How to generate a strong password
Use a long, unique password with a mix of letters, numbers, and symbols. Longer passwords are usually stronger than short complex passwords because each extra character adds more possible combinations an attacker would have to guess.
A good starting point for most personal accounts is 16 to 20 characters with uppercase letters, lowercase letters, numbers, and symbols enabled. If a website rejects symbols, keep the password long and use the other character groups rather than shortening it. This generator uses browser crypto randomness when available, then builds the result locally on your device.
When to use a passphrase
A passphrase is a string of random words, such as several unrelated words separated by hyphens. It can be easier to read, type, and say than a dense symbol-heavy password while still being strong when the words are chosen randomly.
Passphrases are helpful for Wi-Fi passwords, device unlocks, recovery phrases you must type manually, and shared family setup notes. For website accounts saved in a password manager, a long random password is usually the better default.
Are passwords and passphrases saved?
No. This tool generates passwords and passphrases in your browser and does not store them. Utility Stack does not receive the generated value. Use a trusted password manager to save passwords you actually use.

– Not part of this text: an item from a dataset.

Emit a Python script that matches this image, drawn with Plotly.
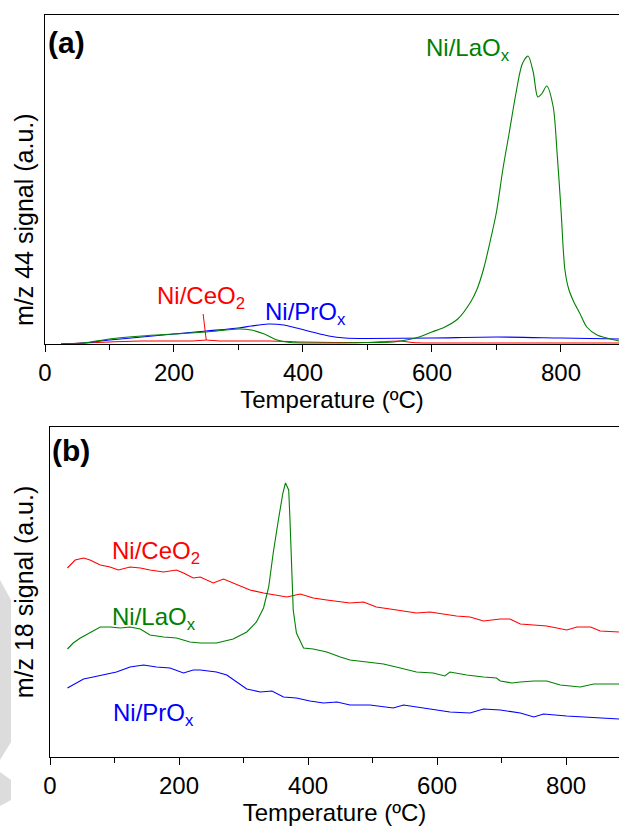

That distinction matters: a generator helps create a random password, while a password manager helps remember it securely. Avoid saving generated passwords in plain notes, spreadsheets, screenshots, email drafts, or chat messages.
Why avoid confusing characters?
Characters like O, 0, l, and 1 can be hard to tell apart when reading or typing a password manually. The readable option removes many of those lookalikes.
This is helpful when a password must be shared verbally, typed from a printed setup sheet, or entered on a TV, game console, router screen, or other awkward device. If you are copying directly into a password manager, you can usually leave the full character set enabled for stronger randomness.
Common password mistakes
Avoid reusing passwords across important accounts, building passwords from names or birthdays, or making predictable substitutions such as replacing an "a" with "@". Those patterns are easier to guess than a truly random password.
For accounts that protect money, email, cloud storage, business logins, or identity documents, pair a strong unique password with multi-factor authentication whenever the service offers it.
When should you change a password?
Change a password immediately if the account provider reports a breach, if you used the same password on another site that was compromised, or if you accidentally shared it. Routine password changes are less useful than using strong unique passwords and keeping them out of reused patterns.